■ **GOAL OF THE EXERCISE**: Copy out the whole listing exactly as written, leaving the pictures behind.

■ **PROVIDED MATERIAL**:
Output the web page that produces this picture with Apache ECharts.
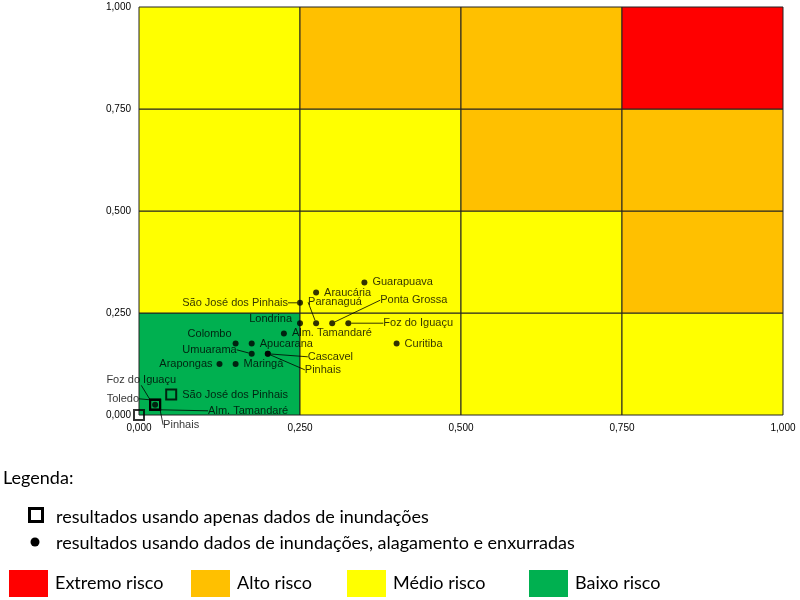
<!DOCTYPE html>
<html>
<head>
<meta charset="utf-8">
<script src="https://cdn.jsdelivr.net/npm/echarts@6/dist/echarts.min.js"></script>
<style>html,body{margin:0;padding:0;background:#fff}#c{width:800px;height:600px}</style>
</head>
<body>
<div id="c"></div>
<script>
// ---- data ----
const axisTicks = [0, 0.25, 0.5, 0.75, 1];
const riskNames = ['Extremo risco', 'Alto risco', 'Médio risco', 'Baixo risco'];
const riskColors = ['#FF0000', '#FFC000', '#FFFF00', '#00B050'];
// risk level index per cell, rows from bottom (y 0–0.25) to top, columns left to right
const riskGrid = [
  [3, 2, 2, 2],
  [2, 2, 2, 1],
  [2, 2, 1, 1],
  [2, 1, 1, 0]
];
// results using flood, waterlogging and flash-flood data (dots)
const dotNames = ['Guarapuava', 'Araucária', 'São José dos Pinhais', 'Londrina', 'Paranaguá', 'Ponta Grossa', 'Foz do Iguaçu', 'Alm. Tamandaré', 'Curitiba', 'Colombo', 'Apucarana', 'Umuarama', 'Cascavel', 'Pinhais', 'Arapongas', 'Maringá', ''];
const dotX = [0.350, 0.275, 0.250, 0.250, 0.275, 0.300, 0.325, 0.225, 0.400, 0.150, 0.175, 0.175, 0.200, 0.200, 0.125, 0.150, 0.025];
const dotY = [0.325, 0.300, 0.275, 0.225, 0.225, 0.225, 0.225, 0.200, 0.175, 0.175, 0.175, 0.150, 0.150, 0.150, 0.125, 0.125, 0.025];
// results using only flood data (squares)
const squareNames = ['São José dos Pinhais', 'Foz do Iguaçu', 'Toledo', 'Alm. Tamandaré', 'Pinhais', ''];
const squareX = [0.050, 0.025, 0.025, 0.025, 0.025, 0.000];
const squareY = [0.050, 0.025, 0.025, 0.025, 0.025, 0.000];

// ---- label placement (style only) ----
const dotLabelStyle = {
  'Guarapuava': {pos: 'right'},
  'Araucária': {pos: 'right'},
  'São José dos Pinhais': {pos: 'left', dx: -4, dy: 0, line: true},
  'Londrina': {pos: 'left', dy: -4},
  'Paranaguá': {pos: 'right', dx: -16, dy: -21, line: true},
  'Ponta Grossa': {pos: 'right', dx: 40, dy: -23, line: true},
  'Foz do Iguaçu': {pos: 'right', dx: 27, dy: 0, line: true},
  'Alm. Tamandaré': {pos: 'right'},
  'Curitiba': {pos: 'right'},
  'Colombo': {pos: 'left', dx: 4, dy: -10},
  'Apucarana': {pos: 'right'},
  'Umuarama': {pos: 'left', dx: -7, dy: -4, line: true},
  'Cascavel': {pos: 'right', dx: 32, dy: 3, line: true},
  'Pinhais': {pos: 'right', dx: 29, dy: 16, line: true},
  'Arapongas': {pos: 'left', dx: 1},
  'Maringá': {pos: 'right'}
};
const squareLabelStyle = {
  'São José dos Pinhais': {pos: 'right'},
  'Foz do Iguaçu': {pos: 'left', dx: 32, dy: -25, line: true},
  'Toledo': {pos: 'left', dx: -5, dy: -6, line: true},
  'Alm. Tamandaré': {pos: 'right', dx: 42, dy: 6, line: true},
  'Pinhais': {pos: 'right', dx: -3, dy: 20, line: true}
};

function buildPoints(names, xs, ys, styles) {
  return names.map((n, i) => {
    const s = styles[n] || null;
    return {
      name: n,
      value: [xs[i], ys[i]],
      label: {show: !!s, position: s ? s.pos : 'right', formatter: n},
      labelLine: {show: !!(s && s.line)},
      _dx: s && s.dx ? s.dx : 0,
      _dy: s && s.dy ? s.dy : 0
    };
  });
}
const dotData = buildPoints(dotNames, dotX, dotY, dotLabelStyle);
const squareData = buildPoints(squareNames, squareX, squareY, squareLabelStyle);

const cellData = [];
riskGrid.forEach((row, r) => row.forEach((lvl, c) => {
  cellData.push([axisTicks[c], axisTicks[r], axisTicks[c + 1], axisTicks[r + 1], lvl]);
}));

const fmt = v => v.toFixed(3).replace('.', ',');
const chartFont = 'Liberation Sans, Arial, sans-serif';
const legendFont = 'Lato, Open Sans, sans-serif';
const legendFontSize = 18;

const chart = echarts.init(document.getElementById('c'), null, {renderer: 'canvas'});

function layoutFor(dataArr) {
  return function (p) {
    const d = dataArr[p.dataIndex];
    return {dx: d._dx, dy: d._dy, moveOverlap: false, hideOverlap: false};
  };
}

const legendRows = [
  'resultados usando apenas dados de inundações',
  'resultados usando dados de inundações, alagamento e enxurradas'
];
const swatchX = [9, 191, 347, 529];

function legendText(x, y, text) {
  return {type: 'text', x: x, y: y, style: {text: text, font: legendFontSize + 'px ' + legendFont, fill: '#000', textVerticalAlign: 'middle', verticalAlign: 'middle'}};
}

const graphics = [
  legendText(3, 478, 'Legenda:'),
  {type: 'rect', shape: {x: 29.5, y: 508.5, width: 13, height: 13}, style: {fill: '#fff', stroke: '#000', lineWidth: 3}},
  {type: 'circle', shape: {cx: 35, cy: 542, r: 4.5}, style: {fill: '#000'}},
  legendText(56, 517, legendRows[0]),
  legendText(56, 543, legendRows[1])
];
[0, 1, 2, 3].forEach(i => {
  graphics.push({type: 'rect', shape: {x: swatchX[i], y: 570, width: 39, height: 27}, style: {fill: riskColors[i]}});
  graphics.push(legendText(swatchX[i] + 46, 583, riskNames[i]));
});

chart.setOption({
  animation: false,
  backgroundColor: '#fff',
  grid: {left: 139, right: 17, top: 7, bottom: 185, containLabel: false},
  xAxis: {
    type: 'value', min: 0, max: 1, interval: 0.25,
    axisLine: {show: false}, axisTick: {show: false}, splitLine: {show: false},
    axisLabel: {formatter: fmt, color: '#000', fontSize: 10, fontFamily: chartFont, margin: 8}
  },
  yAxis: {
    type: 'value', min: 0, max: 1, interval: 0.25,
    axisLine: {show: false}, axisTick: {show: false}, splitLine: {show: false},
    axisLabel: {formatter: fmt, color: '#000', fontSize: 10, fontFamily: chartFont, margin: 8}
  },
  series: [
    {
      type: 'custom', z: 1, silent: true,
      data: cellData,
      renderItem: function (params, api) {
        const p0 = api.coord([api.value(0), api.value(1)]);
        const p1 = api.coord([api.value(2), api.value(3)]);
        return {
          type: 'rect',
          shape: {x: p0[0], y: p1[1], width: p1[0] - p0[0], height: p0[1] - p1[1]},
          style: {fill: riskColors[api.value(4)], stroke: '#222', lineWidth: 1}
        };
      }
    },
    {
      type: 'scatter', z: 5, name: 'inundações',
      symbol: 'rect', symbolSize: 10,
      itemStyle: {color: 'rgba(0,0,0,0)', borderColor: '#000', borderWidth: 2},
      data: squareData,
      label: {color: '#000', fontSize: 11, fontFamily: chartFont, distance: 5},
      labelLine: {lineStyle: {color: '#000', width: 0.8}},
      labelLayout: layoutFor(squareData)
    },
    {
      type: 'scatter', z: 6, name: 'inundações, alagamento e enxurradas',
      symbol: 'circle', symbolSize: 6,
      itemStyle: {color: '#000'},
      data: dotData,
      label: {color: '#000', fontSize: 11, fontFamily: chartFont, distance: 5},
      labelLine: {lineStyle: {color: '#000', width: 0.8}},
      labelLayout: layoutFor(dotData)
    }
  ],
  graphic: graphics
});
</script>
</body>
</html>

■ **SOLVED PROBLEM**:
Output the web page that produces this picture with Apache ECharts.
<!DOCTYPE html>
<html>
<head>
<meta charset="utf-8">
<script src="https://cdn.jsdelivr.net/npm/echarts@6/dist/echarts.min.js"></script>
<style>html,body{margin:0;padding:0;background:#fff}#c{width:800px;height:600px}</style>
</head>
<body>
<div id="c"></div>
<script>
// ---- data ----
const axisTicks = [0, 0.25, 0.5, 0.75, 1];
const riskNames = ['Extremo risco', 'Alto risco', 'Médio risco', 'Baixo risco'];
const riskColors = ['#FF0000', '#FFC000', '#FFFF00', '#00B050'];
// risk level index per cell, rows from bottom (y 0–0.25) to top, columns left to right
const riskGrid = [
  [3, 2, 2, 2],
  [2, 2, 2, 1],
  [2, 2, 1, 1],
  [2, 1, 1, 0]
];
// results using flood, waterlogging and flash-flood data (dots)
const dotNames = ['Guarapuava', 'Araucária', 'São José dos Pinhais', 'Londrina', 'Paranaguá', 'Ponta Grossa', 'Foz do Iguaçu', 'Alm. Tamandaré', 'Curitiba', 'Colombo', 'Apucarana', 'Umuarama', 'Cascavel', 'Pinhais', 'Arapongas', 'Maringá', ''];
const dotX = [0.350, 0.275, 0.250, 0.250, 0.275, 0.300, 0.325, 0.225, 0.400, 0.150, 0.175, 0.175, 0.200, 0.200, 0.125, 0.150, 0.025];
const dotY = [0.325, 0.300, 0.275, 0.225, 0.225, 0.225, 0.225, 0.200, 0.175, 0.175, 0.175, 0.150, 0.150, 0.150, 0.125, 0.125, 0.025];
// results using only flood data (squares)
const squareNames = ['São José dos Pinhais', 'Foz do Iguaçu', 'Toledo', 'Alm. Tamandaré', 'Pinhais', ''];
const squareX = [0.050, 0.025, 0.025, 0.025, 0.025, 0.000];
const squareY = [0.050, 0.025, 0.025, 0.025, 0.025, 0.000];

// ---- label placement (style only) ----
const dotLabelStyle = {
  'Guarapuava': {pos: 'right'},
  'Araucária': {pos: 'right'},
  'São José dos Pinhais': {pos: 'left', dx: -4, dy: 0, line: true},
  'Londrina': {pos: 'left', dy: -4},
  'Paranaguá': {pos: 'right', dx: -16, dy: -21, line: true},
  'Ponta Grossa': {pos: 'right', dx: 40, dy: -23, line: true},
  'Foz do Iguaçu': {pos: 'right', dx: 27, dy: 0, line: true},
  'Alm. Tamandaré': {pos: 'right'},
  'Curitiba': {pos: 'right'},
  'Colombo': {pos: 'left', dx: 4, dy: -10},
  'Apucarana': {pos: 'right'},
  'Umuarama': {pos: 'left', dx: -7, dy: -4, line: true},
  'Cascavel': {pos: 'right', dx: 32, dy: 3, line: true},
  'Pinhais': {pos: 'right', dx: 29, dy: 16, line: true},
  'Arapongas': {pos: 'left', dx: 1},
  'Maringá': {pos: 'right'}
};
const squareLabelStyle = {
  'São José dos Pinhais': {pos: 'right'},
  'Foz do Iguaçu': {pos: 'left', dx: 32, dy: -25, line: true},
  'Toledo': {pos: 'left', dx: -5, dy: -6, line: true},
  'Alm. Tamandaré': {pos: 'right', dx: 42, dy: 6, line: true},
  'Pinhais': {pos: 'right', dx: -3, dy: 20, line: true}
};

function buildPoints(names, xs, ys, styles) {
  return names.map((n, i) => {
    const s = styles[n] || null;
    return {
      name: n,
      value: [xs[i], ys[i]],
      label: {show: !!s, position: s ? s.pos : 'right', formatter: n},
      labelLine: {show: !!(s && s.line)},
      _dx: s && s.dx ? s.dx : 0,
      _dy: s && s.dy ? s.dy : 0
    };
  });
}
const dotData = buildPoints(dotNames, dotX, dotY, dotLabelStyle);
const squareData = buildPoints(squareNames, squareX, squareY, squareLabelStyle);

const cellData = [];
riskGrid.forEach((row, r) => row.forEach((lvl, c) => {
  cellData.push([axisTicks[c], axisTicks[r], axisTicks[c + 1], axisTicks[r + 1], lvl]);
}));

const fmt = v => v.toFixed(3).replace('.', ',');
const chartFont = 'Liberation Sans, Arial, sans-serif';
const legendFont = 'Lato, Open Sans, sans-serif';
const legendFontSize = 18;

const chart = echarts.init(document.getElementById('c'), null, {renderer: 'canvas'});

function layoutFor(dataArr) {
  return function (p) {
    const d = dataArr[p.dataIndex];
    return {dx: d._dx, dy: d._dy, moveOverlap: false, hideOverlap: false};
  };
}

const legendRows = [
  'resultados usando apenas dados de inundações',
  'resultados usando dados de inundações, alagamento e enxurradas'
];
const swatchX = [9, 191, 347, 529];

function legendText(x, y, text) {
  return {type: 'text', x: x, y: y, style: {text: text, font: legendFontSize + 'px ' + legendFont, fill: '#000', textVerticalAlign: 'middle', verticalAlign: 'middle'}};
}

const graphics = [
  legendText(3, 478, 'Legenda:'),
  {type: 'rect', shape: {x: 29.5, y: 508.5, width: 13, height: 13}, style: {fill: '#fff', stroke: '#000', lineWidth: 3}},
  {type: 'circle', shape: {cx: 35, cy: 542, r: 4.5}, style: {fill: '#000'}},
  legendText(56, 517, legendRows[0]),
  legendText(56, 543, legendRows[1])
];
[0, 1, 2, 3].forEach(i => {
  graphics.push({type: 'rect', shape: {x: swatchX[i], y: 570, width: 39, height: 27}, style: {fill: riskColors[i]}});
  graphics.push(legendText(swatchX[i] + 46, 583, riskNames[i]));
});

chart.setOption({
  animation: false,
  backgroundColor: '#fff',
  grid: {left: 139, right: 17, top: 7, bottom: 185, containLabel: false},
  xAxis: {
    type: 'value', min: 0, max: 1, interval: 0.25,
    axisLine: {show: false}, axisTick: {show: false}, splitLine: {show: false},
    axisLabel: {formatter: fmt, color: '#000', fontSize: 10, fontFamily: chartFont, margin: 8}
  },
  yAxis: {
    type: 'value', min: 0, max: 1, interval: 0.25,
    axisLine: {show: false}, axisTick: {show: false}, splitLine: {show: false},
    axisLabel: {formatter: fmt, color: '#000', fontSize: 10, fontFamily: chartFont, margin: 8}
  },
  series: [
    {
      type: 'custom', z: 1, silent: true,
      data: cellData,
      renderItem: function (params, api) {
        const p0 = api.coord([api.value(0), api.value(1)]);
        const p1 = api.coord([api.value(2), api.value(3)]);
        return {
          type: 'rect',
          shape: {x: p0[0], y: p1[1], width: p1[0] - p0[0], height: p0[1] - p1[1]},
          style: {fill: riskColors[api.value(4)], stroke: '#222', lineWidth: 1}
        };
      }
    },
    {
      type: 'scatter', z: 5, name: 'inundações',
      symbol: 'rect', symbolSize: 10,
      itemStyle: {color: 'rgba(0,0,0,0)', borderColor: '#000', borderWidth: 2},
      data: squareData,
      label: {color: '#000', fontSize: 11, fontFamily: chartFont, distance: 5},
      labelLine: {lineStyle: {color: '#000', width: 0.8}},
      labelLayout: layoutFor(squareData)
    },
    {
      type: 'scatter', z: 6, name: 'inundações, alagamento e enxurradas',
      symbol: 'circle', symbolSize: 6,
      itemStyle: {color: '#000'},
      data: dotData,
      label: {color: '#000', fontSize: 11, fontFamily: chartFont, distance: 5},
      labelLine: {lineStyle: {color: '#000', width: 0.8}},
      labelLayout: layoutFor(dotData)
    }
  ],
  graphic: graphics
});
</script>
</body>
</html>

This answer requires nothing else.